Insofern scheint mir hier schon richtig gewesen zu sein, dass die Verteidigung die m.E. abgehakte Unfalltheorie nicht mehr besonders angesprochen hat. Es ist nicht hilfreich dem Gericht trotzig ein "Eure Gutachter liegen alle falsch, ich weiss es besser..." hinzuwerfen. Wenn das Verfahren deutlich macht, dass hier kein Unfall sondern ein Verbrechen vorliegt, dann muss ich als Verteidiger mich auf diesen Punkt konzentrieren: "Verbechen, ja, aber mein Mandant ist nicht der Täter - bzw. die Anklage hat keinerlei überzeugenden Beweis erbracht, dass mein Mandant der Täter ist."

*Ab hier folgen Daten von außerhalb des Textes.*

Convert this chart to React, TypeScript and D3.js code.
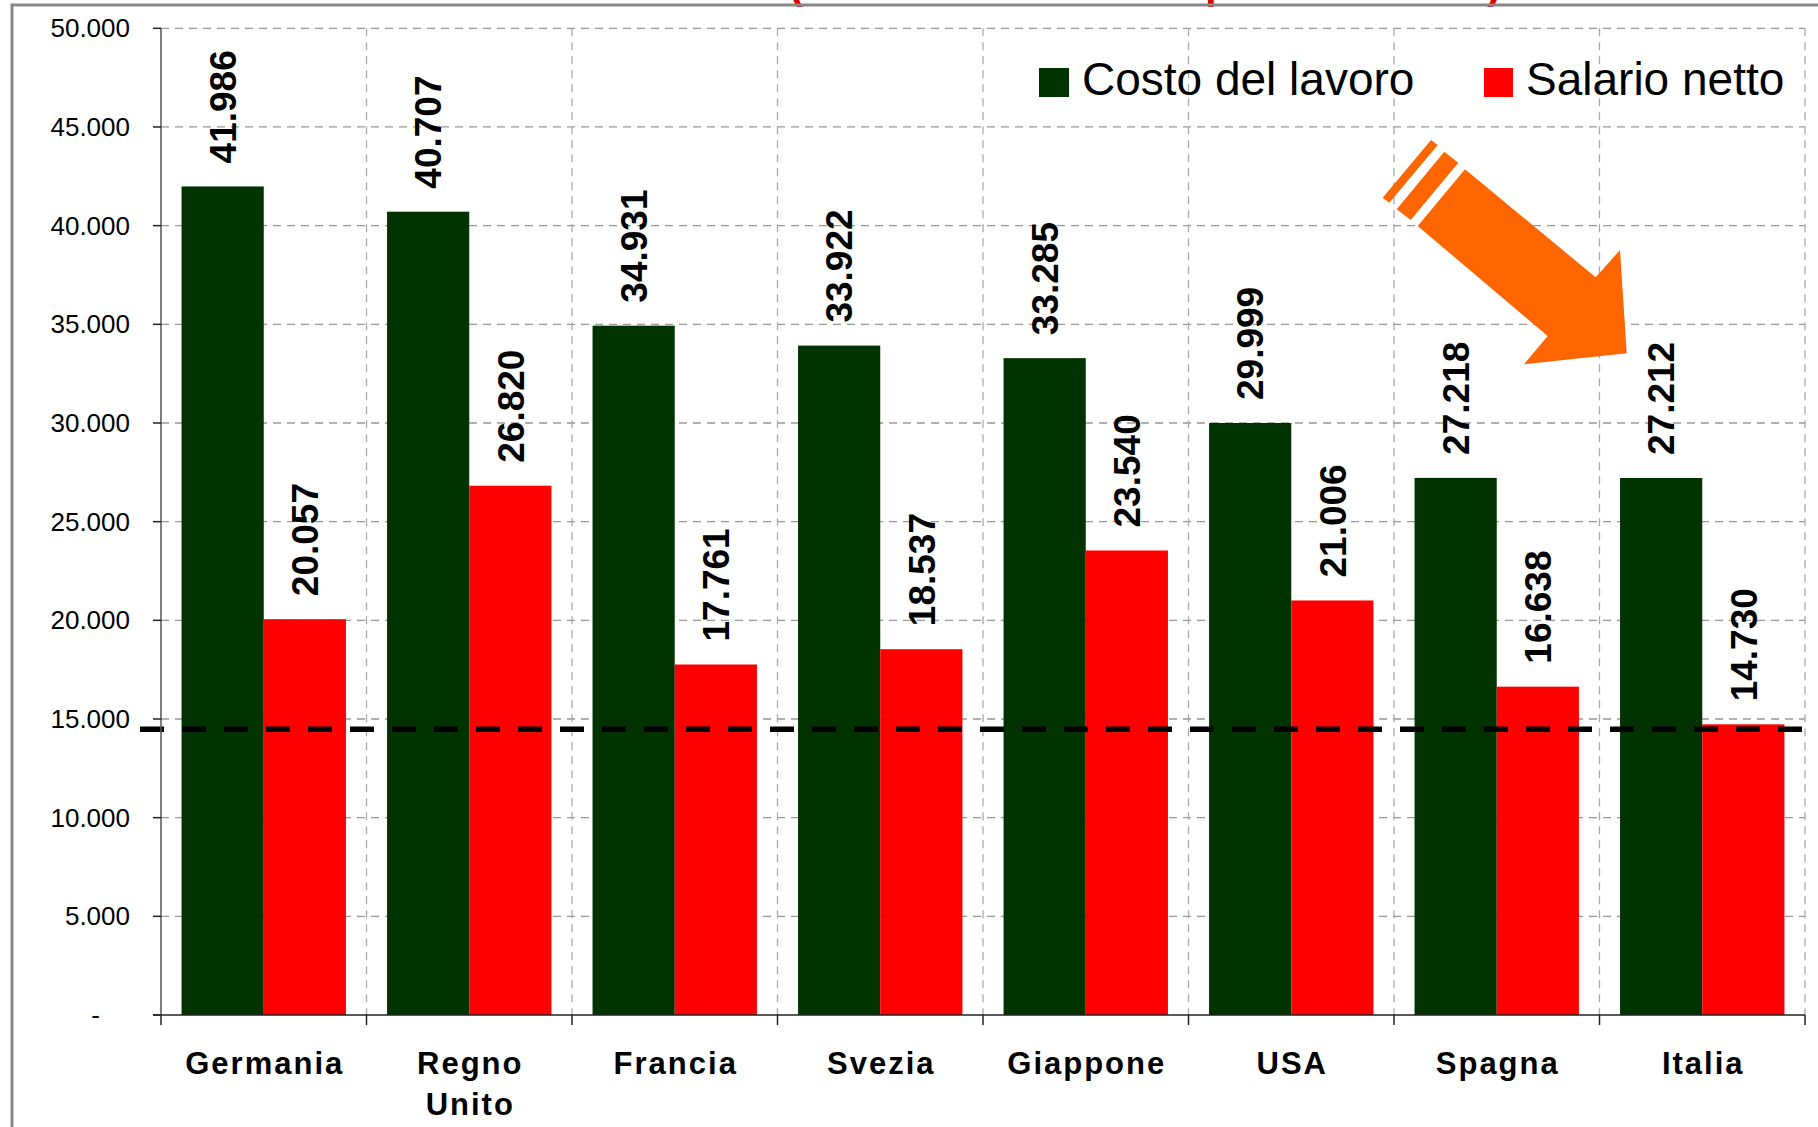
import React from "react";
import * as d3 from "d3";

const countries = ["Germania", "Regno Unito", "Francia", "Svezia", "Giappone", "USA", "Spagna", "Italia"];
const costoLavoro = [41986, 40707, 34931, 33922, 33285, 29999, 27218, 27212];
const salarioNetto = [20057, 26820, 17761, 18537, 23540, 21006, 16638, 14730];
const yTicks = [0, 5000, 10000, 15000, 20000, 25000, 30000, 35000, 40000, 45000, 50000];
const seriesNames = ["Costo del lavoro", "Salario netto"];
const referenceLevel = 14480;
const titleText = "(valori annui in euro per lavoratore)";

const W = 1818;
const H = 1127;
const GREEN = "#003300";
const RED = "#FF0000";
const ORANGE = "#FF6600";
const FONT = "'Liberation Sans', Arial, Helvetica, sans-serif";

const fmt = (v: number) => {
  if (v === 0) return "-";
  const s = Math.round(v).toString();
  return s.replace(/\B(?=(\d{3})+(?!\d))/g, ".");
};

export default function App() {
  const left = 161;
  const right = 1805;
  const top = 28.3;
  const bottom = 1015;

  const y = d3.scaleLinear().domain([0, 50000]).range([bottom, top]);
  const x = d3.scaleBand<string>().domain(countries).range([left, right]).paddingInner(0.2).paddingOuter(0.1);
  const step = x.step();
  const inner = d3.scaleBand<string>().domain(["c", "s"]).range([0, x.bandwidth()]).padding(0);
  const boundaries = d3.range(countries.length + 1).map((i) => left + i * step);

  const labelSize = 37;

  const arrowBody: [number, number][] = [
    [1465, 169.3],
    [1595.7, 277.3],
    [1620, 250],
    [1626.7, 353.3],
    [1524, 364.3],
    [1547.7, 336],
    [1417.7, 226],
  ];
  const stripe1: [number, number][] = [
    [1444.3, 151.7],
    [1458.3, 162.7],
    [1410.7, 220],
    [1396.7, 209.3],
  ];
  const stripe2: [number, number][] = [
    [1431, 140],
    [1437.7, 145],
    [1389.3, 202.7],
    [1382.7, 197.7],
  ];
  const poly = (pts: [number, number][]) => pts.map((p) => p.join(",")).join(" ");

  return (
    <svg
      width={W}
      height={H}
      viewBox={`0 0 ${W} ${H}`}
      style={{ position: "absolute", left: 0, top: 0, background: "#fff" }}
      fontFamily={FONT}
    >
      <rect x={0} y={0} width={W} height={H} fill="#fff" />
      {/* cropped title */}
      <text
        x={1145}
        y={-1.5}
        textAnchor="middle"
        fontSize={40}
        fontWeight="bold"
        fill="#E00000"
        textLength={712}
        lengthAdjust="spacingAndGlyphs"
      >
        {titleText}
      </text>
      {/* outer frame */}
      <rect x={12} y={5} width={W + 20} height={H + 20} fill="none" stroke="#888" strokeWidth={3} />

      {/* horizontal gridlines */}
      {yTicks.filter((t) => t > 0).map((t) => (
        <line key={"hg" + t} x1={left} x2={right} y1={y(t)} y2={y(t)} stroke="#999" strokeWidth={1.3} strokeDasharray="8,6" />
      ))}
      {/* vertical gridlines */}
      {boundaries.slice(1).map((bx, i) => (
        <line key={"vg" + i} x1={bx} x2={bx} y1={top} y2={bottom} stroke="#aaa" strokeWidth={1.3} strokeDasharray="8,6" />
      ))}

      {/* bars */}
      {countries.map((c, i) => (
        <g key={c}>
          <rect x={(x(c) as number) + (inner("c") as number)} y={y(costoLavoro[i])} width={inner.bandwidth()} height={bottom - y(costoLavoro[i])} fill={GREEN} />
          <rect x={(x(c) as number) + (inner("s") as number)} y={y(salarioNetto[i])} width={inner.bandwidth()} height={bottom - y(salarioNetto[i])} fill={RED} />
        </g>
      ))}

      {/* value labels */}
      {countries.map((c, i) => {
        const gx = (x(c) as number) + (inner("c") as number) + inner.bandwidth() / 2;
        const rx = (x(c) as number) + (inner("s") as number) + inner.bandwidth() / 2;
        const gy = y(costoLavoro[i]) - 23;
        const ry = y(salarioNetto[i]) - 23;
        return (
          <g key={"lbl" + c} fontSize={labelSize} fontWeight="bold" fill="#000">
            <text transform={`translate(${gx},${gy}) rotate(-90)`} dy="0.36em">{fmt(costoLavoro[i])}</text>
            <text transform={`translate(${rx},${ry}) rotate(-90)`} dy="0.36em">{fmt(salarioNetto[i])}</text>
          </g>
        );
      })}

      {/* reference dashed line */}
      <line x1={140} x2={right} y1={y(referenceLevel)} y2={y(referenceLevel)} stroke="#000" strokeWidth={5.5} strokeDasharray="24,18" />

      {/* y axis */}
      <line x1={left} x2={left} y1={top} y2={bottom} stroke="#555" strokeWidth={1.5} />
      {yTicks.map((t) => (
        <g key={"yt" + t}>
          <line x1={153} x2={left} y1={y(t)} y2={y(t)} stroke="#222" strokeWidth={1.5} />
          <text x={t === 0 ? 100 : 130} y={y(t)} dy="0.35em" textAnchor="end" fontSize={26} fill="#000">
            {fmt(t)}
          </text>
        </g>
      ))}

      {/* x axis */}
      <line x1={153} x2={right} y1={bottom} y2={bottom} stroke="#222" strokeWidth={1.5} />
      {boundaries.map((bx, i) => (
        <line key={"xt" + i} x1={bx} x2={bx} y1={bottom} y2={bottom + 10} stroke="#222" strokeWidth={1.5} />
      ))}
      {countries.map((c) => {
        const cx = (x(c) as number) + x.bandwidth() / 2;
        const words = c === "Regno Unito" ? ["Regno", "Unito"] : [c];
        return (
          <text key={"xl" + c} x={cx} y={1074} textAnchor="middle" fontSize={31} fontWeight="bold" letterSpacing={2} fill="#000">
            {words.map((w, j) => (
              <tspan key={w} x={cx + 1} dy={j === 0 ? 0 : 41}>{w}</tspan>
            ))}
          </text>
        );
      })}

      {/* legend */}
      <rect x={1039} y={68} width={30} height={29} fill={GREEN} />
      <text x={1082} y={95} fontSize={46} fill="#000">{seriesNames[0]}</text>
      <rect x={1484} y={68} width={29} height={29} fill={RED} />
      <text x={1526} y={95} fontSize={46} fill="#000">{seriesNames[1]}</text>

      {/* arrow */}
      <polygon points={poly(arrowBody)} fill={ORANGE} />
      <polygon points={poly(stripe1)} fill={ORANGE} />
      <polygon points={poly(stripe2)} fill={ORANGE} />
    </svg>
  );
}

Ich habe z.B. vergangene Woche ein ähnliches Problem gehabt: mein Mandant hat in der polizeilichen Vernehmung Aussagen gemacht, die ihn sehr belasten. Er wollte, dass ich das alles irgendwie anders darstellen soll, als hätten die Beamten jedes seiner Worte falsch interpretiert, verdreht usw. Mir ist aber klar, dass ich damit keinen Blumentopf gewinnen kann. Ich habe das im Plädoyer überhaupt nicht angesprochen, sondern ganz auf die Zeugen gesetzt, die eben sehr entlastende Angaben machen. Usw.
Die Plädoyers von allen Beteiligten in Hannas Prozess waren m.E. nun keine exzellenten Plädoyers, die man eines Tages in einem Lehrbuch lesen wird. Aber, wie gesagt, es war folgerichtig von der Verteidigung, Theorien nicht zu verfolgen, wo abzusehen ist, dass das Gericht ihnen nicht folgen wird.
Viel wichtiger ist, die einzelnen Punkte, die für den Mandanten sprechen, klar und besonders deutlich und immer wieder zu betonen. Das war hier aus der Sicht der Verteidigung sicherlich das Problem Verena & Co.
Es gibt da auch kein klares "richtig oder falsch." Im Englischen sagt man: "[Plädieren] is a form of art, not a science. " Eine Kunst, keine Wissenschaft. Schon vor dem Jurastudium begann ich historische Beispiele zu studieren, da ich diese "Kunst" faszinierend fand. M.T. Cicero gilt heute noch unter vielen Juristen als einer der Besten in diesem Fach, und der plädierte immerhin vor über 2000 Jahren im alten Rom. Ein wahrer Künstler der "überzeugenden Sprache." Oder noch heute, ebenso umstritten wie unvergessen, der grosse Johnnie Cochran, der im Prinzip sein ganzes Plädoyer in einen Satz zusammenfasste: "If it doesn't fit you must acquit! (Wenn er nicht passt, müsst ihr ihn freisprechen!)" (Im Prozess gegen O.J. Simpson)
Nächste Woche werden wir wohl erfahren, ob "es passt" oder nicht.